Return nothing but the lines from the one with "Output the web" through the one with "var font = 'Liberation" in the data below, word for word and without pictures.

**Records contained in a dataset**

============

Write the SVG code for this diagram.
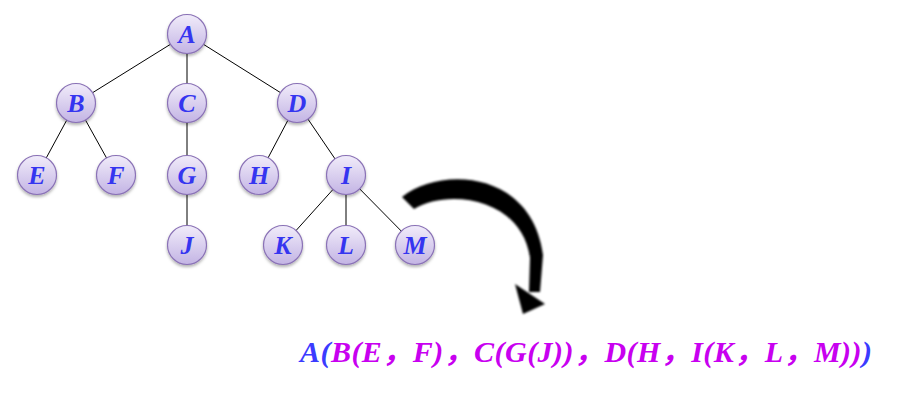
<svg xmlns="http://www.w3.org/2000/svg" width="907" height="408" viewBox="0 0 907 408">
<defs>
<linearGradient id="ng" x1="0" y1="0" x2="0" y2="1">
<stop offset="0" stop-color="#f1ecfa"/>
<stop offset="1" stop-color="#c3b4e4"/>
</linearGradient>
<filter id="sh" x="-30%" y="-30%" width="160%" height="170%">
<feDropShadow dx="0" dy="2" stdDeviation="1.5" flood-color="#000" flood-opacity="0.3"/>
</filter>
<filter id="bl" x="-10%" y="-10%" width="120%" height="120%">
<feGaussianBlur stdDeviation="0.8"/>
</filter>
</defs>
<style>
.n circle{fill:url(#ng);stroke:#8a72b6;stroke-width:1.2;filter:url(#sh)}
.n text{font-family:"Liberation Serif","Times New Roman",serif;font-weight:bold;font-style:italic;font-size:26px;fill:#3535f0;text-anchor:middle}
.e line{stroke:#000;stroke-width:1}
.f{font-family:"Liberation Serif","Noto Sans CJK SC",serif;font-weight:bold;font-style:italic;font-size:30px}
</style>
<rect width="907" height="408" fill="#fff"/>
<g id="edges" class="e">
<line x1="187" y1="34" x2="76" y2="103"/>
<line x1="187" y1="34" x2="187" y2="103"/>
<line x1="187" y1="34" x2="297" y2="103"/>
<line x1="76" y1="103" x2="37" y2="175"/>
<line x1="76" y1="103" x2="116" y2="175"/>
<line x1="187" y1="103" x2="187" y2="175"/>
<line x1="297" y1="103" x2="259" y2="175"/>
<line x1="297" y1="103" x2="346" y2="175"/>
<line x1="187" y1="175" x2="187" y2="245"/>
<line x1="346" y1="175" x2="283" y2="245"/>
<line x1="346" y1="175" x2="346" y2="245"/>
<line x1="346" y1="175" x2="415" y2="245"/>
</g>
<g id="A" class="n"><circle cx="187" cy="34" r="19.5"/><text x="187" y="43">A</text></g>
<g id="B" class="n"><circle cx="76" cy="103" r="19.5"/><text x="76" y="112">B</text></g>
<g id="C" class="n"><circle cx="187" cy="103" r="19.5"/><text x="187" y="112">C</text></g>
<g id="D" class="n"><circle cx="297" cy="103" r="19.5"/><text x="297" y="112">D</text></g>
<g id="E" class="n"><circle cx="37" cy="175" r="19.5"/><text x="37" y="184">E</text></g>
<g id="F" class="n"><circle cx="116" cy="175" r="19.5"/><text x="116" y="184">F</text></g>
<g id="G" class="n"><circle cx="187" cy="175" r="19.5"/><text x="187" y="184">G</text></g>
<g id="H" class="n"><circle cx="259" cy="175" r="19.5"/><text x="259" y="184">H</text></g>
<g id="I" class="n"><circle cx="346" cy="175" r="19.5"/><text x="346" y="184">I</text></g>
<g id="J" class="n"><circle cx="187" cy="245" r="19.5"/><text x="187" y="254">J</text></g>
<g id="K" class="n"><circle cx="283" cy="245" r="19.5"/><text x="283" y="254">K</text></g>
<g id="L" class="n"><circle cx="346" cy="245" r="19.5"/><text x="346" y="254">L</text></g>
<g id="M" class="n"><circle cx="415" cy="245" r="19.5"/><text x="415" y="254">M</text></g>
<g id="arrow" filter="url(#bl)" fill="#000">
<path d="M402,197 C440,166 532,170 543,255 L540,292 L529,292 L530,258 C522,198 448,188 414,209 Z"/>
<polygon points="515,284 545,304 523,314"/>
</g>
<text class="f" x="300" y="362" textLength="572" lengthAdjust="spacing"><tspan fill="#3b3bff">A(</tspan><tspan fill="#c800f0">B(E，F)，C(G(J))，D(H，I(K，L，M))</tspan><tspan fill="#3b3bff">)</tspan></text>
</svg>
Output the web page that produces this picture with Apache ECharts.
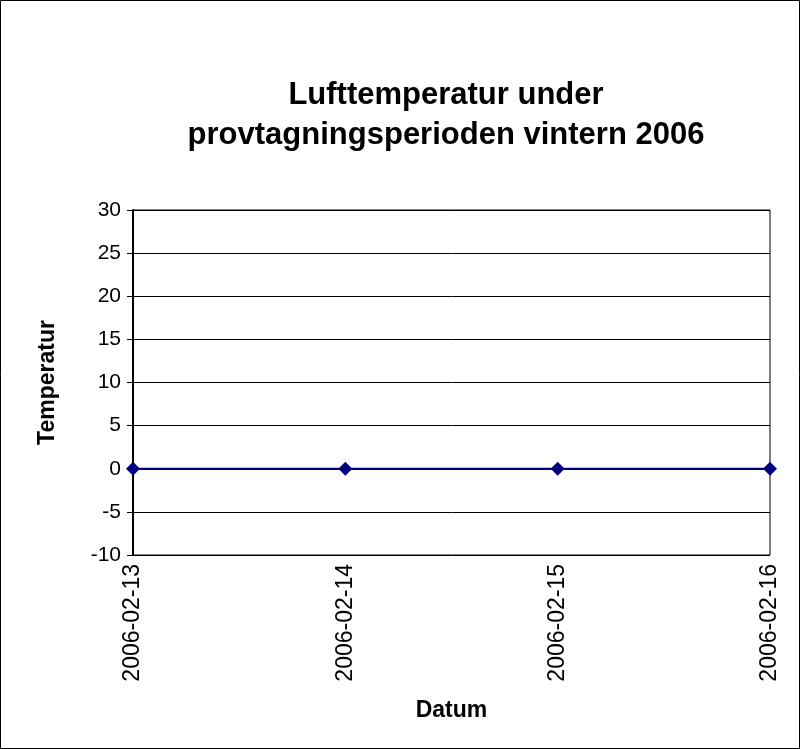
<!DOCTYPE html>
<html>
<head>
<meta charset="utf-8">
<script src="https://cdn.jsdelivr.net/npm/echarts@6/dist/echarts.min.js"></script>
<style>
html, body { margin: 0; padding: 0; background: #fff; }
#chart { width: 800px; height: 749px; }
</style>
</head>
<body>
<div id="chart"></div>
<script>
// data
var dates = ['2006-02-13', '2006-02-14', '2006-02-15', '2006-02-16'];
var temps = [0, 0, 0, 0];
var yMin = -10, yMax = 30, yStep = 5;

var chart = echarts.init(document.getElementById('chart'));

var font = 'Liberation Sans, Arial, sans-serif';

var option = {
	animation: false,
	backgroundColor: '#fff',
	title: {
		text: 'Lufttemperatur under\nprovtagningsperioden vintern 2006',
		left: 441,
		top: 70,
		textAlign: 'center',
		textStyle: {
			fontFamily: font,
			fontSize: 31,
			fontWeight: 'bold',
			color: '#000',
			lineHeight: 40
		}
	},
	grid: {
		left: 133,
		right: 30,
		top: 210,
		bottom: 194,
		show: true,
		borderColor: '#000',
		borderWidth: 1,
		containLabel: false
	},
	graphic: [{
		type: 'rect',
		shape: { x: 0.5, y: 0.5, width: 799, height: 748 },
		style: { fill: null, stroke: '#000', lineWidth: 1 }
	}],
	xAxis: [{
		type: 'category',
		data: dates,
		boundaryGap: false,
		name: 'Datum',
		nameLocation: 'middle',
		nameGap: 144,
		nameTextStyle: { fontFamily: font, fontSize: 23, fontWeight: 'bold', color: '#000' },
		axisLine: { lineStyle: { color: '#000', width: 2 } },
		axisTick: { show: true, length: 6, lineStyle: { color: '#000' } },
		axisLabel: { rotate: 90, margin: 9, fontFamily: font, fontSize: 23, color: '#000' },
		splitLine: { show: false }
	}, {
		type: 'category',
		data: dates,
		boundaryGap: false,
		position: 'bottom',
		axisLine: { show: false },
		axisTick: { show: true, inside: true, length: 5, lineStyle: { color: '#000' } },
		axisLabel: { show: false },
		splitLine: { show: false }
	}],
	yAxis: [{
		type: 'value',
		min: yMin,
		max: yMax,
		interval: yStep,
		name: 'Temperatur',
		nameLocation: 'middle',
		nameRotate: 90,
		nameGap: 74,
		nameTextStyle: { fontFamily: font, fontSize: 23, fontWeight: 'bold', color: '#000' },
		axisLine: { show: true, lineStyle: { color: '#000', width: 2 } },
		axisTick: { show: true, length: 6, lineStyle: { color: '#000' } },
		axisLabel: { margin: 12, fontFamily: font, fontSize: 21, color: '#000' },
		splitLine: { show: true, lineStyle: { color: '#000', width: 1 } }
	}, {
		type: 'value',
		min: yMin,
		max: yMax,
		interval: yStep,
		position: 'left',
		axisLine: { show: false },
		axisTick: { show: true, inside: true, length: 5, lineStyle: { color: '#000' } },
		axisLabel: { show: false },
		splitLine: { show: false }
	}],
	series: [{
		type: 'line',
		data: temps,
		xAxisIndex: 0,
		yAxisIndex: 0,
		symbol: 'diamond',
		symbolSize: 14,
		clip: false,
		lineStyle: { color: '#000080', width: 2 },
		itemStyle: { color: '#000080' }
	}]
};

chart.setOption(option);
</script>
</body>
</html>
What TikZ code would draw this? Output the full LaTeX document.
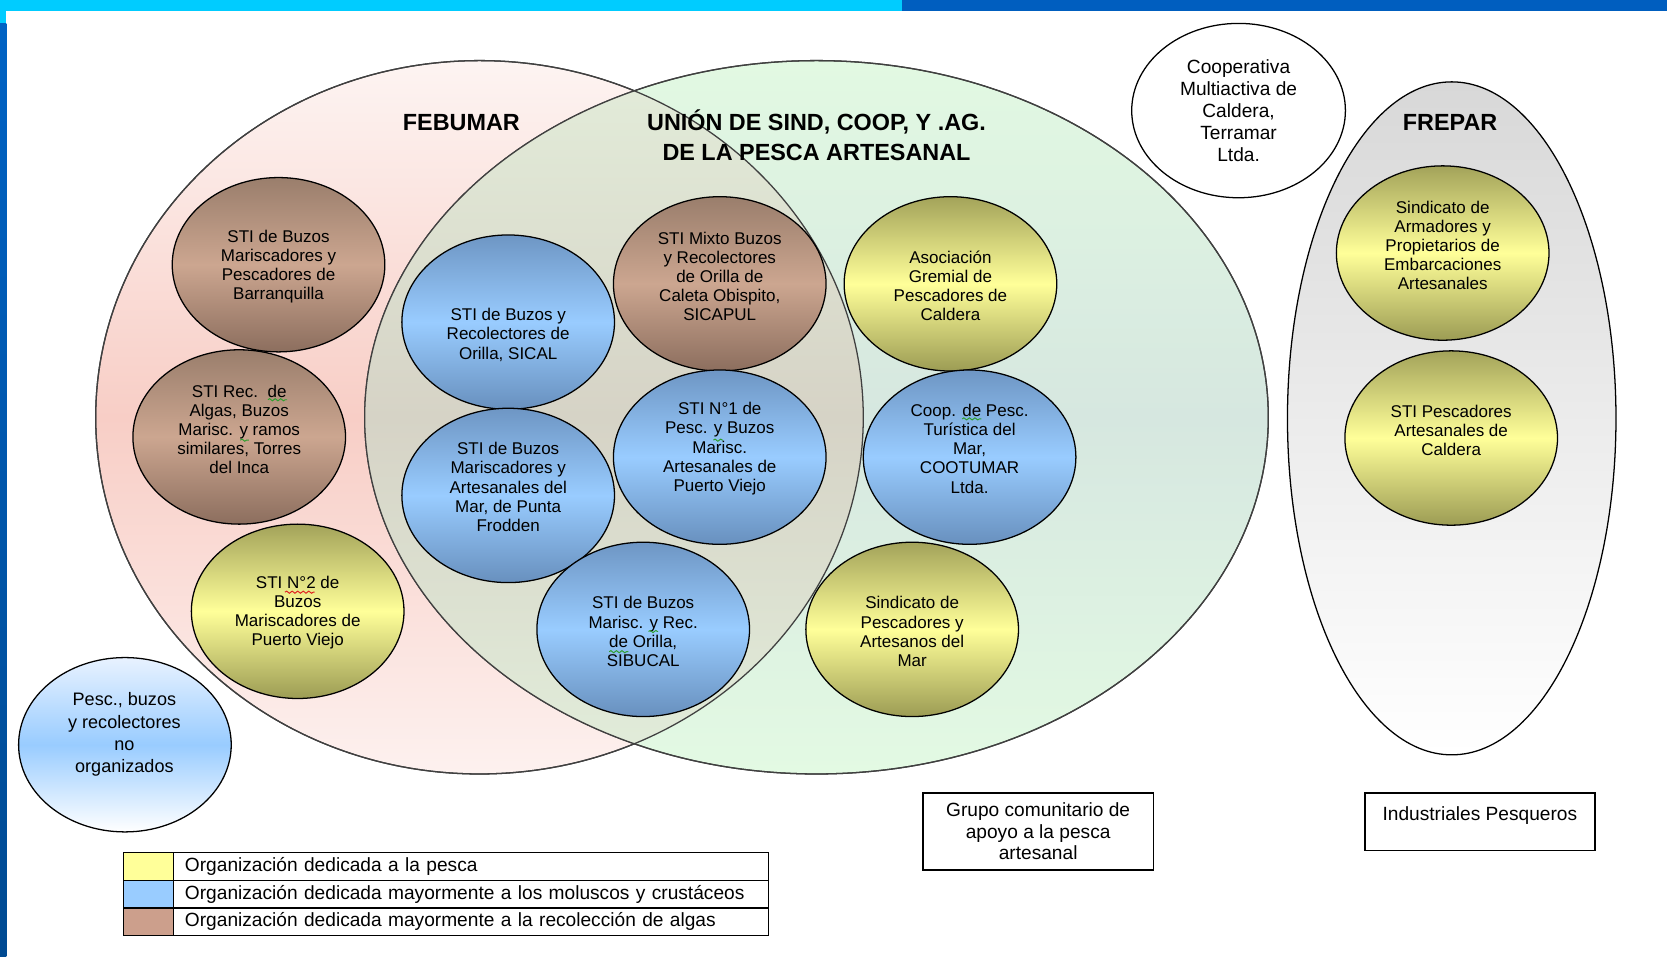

============

**RESPONSE**
Output the web page that produces this picture with Apache ECharts.
<!DOCTYPE html>
<html>
<head>
<meta charset="utf-8">
<script src="https://cdn.jsdelivr.net/npm/echarts@6/dist/echarts.min.js"></script>
<style>
html, body { margin: 0; padding: 0; background: #fff; }
#chart { width: 800px; height: 749px; }
</style>
</head>
<body>
<div id="chart"></div>
<script>
// data
var dates = ['2006-02-13', '2006-02-14', '2006-02-15', '2006-02-16'];
var temps = [0, 0, 0, 0];
var yMin = -10, yMax = 30, yStep = 5;

var chart = echarts.init(document.getElementById('chart'));

var font = 'Liberation Sans, Arial, sans-serif';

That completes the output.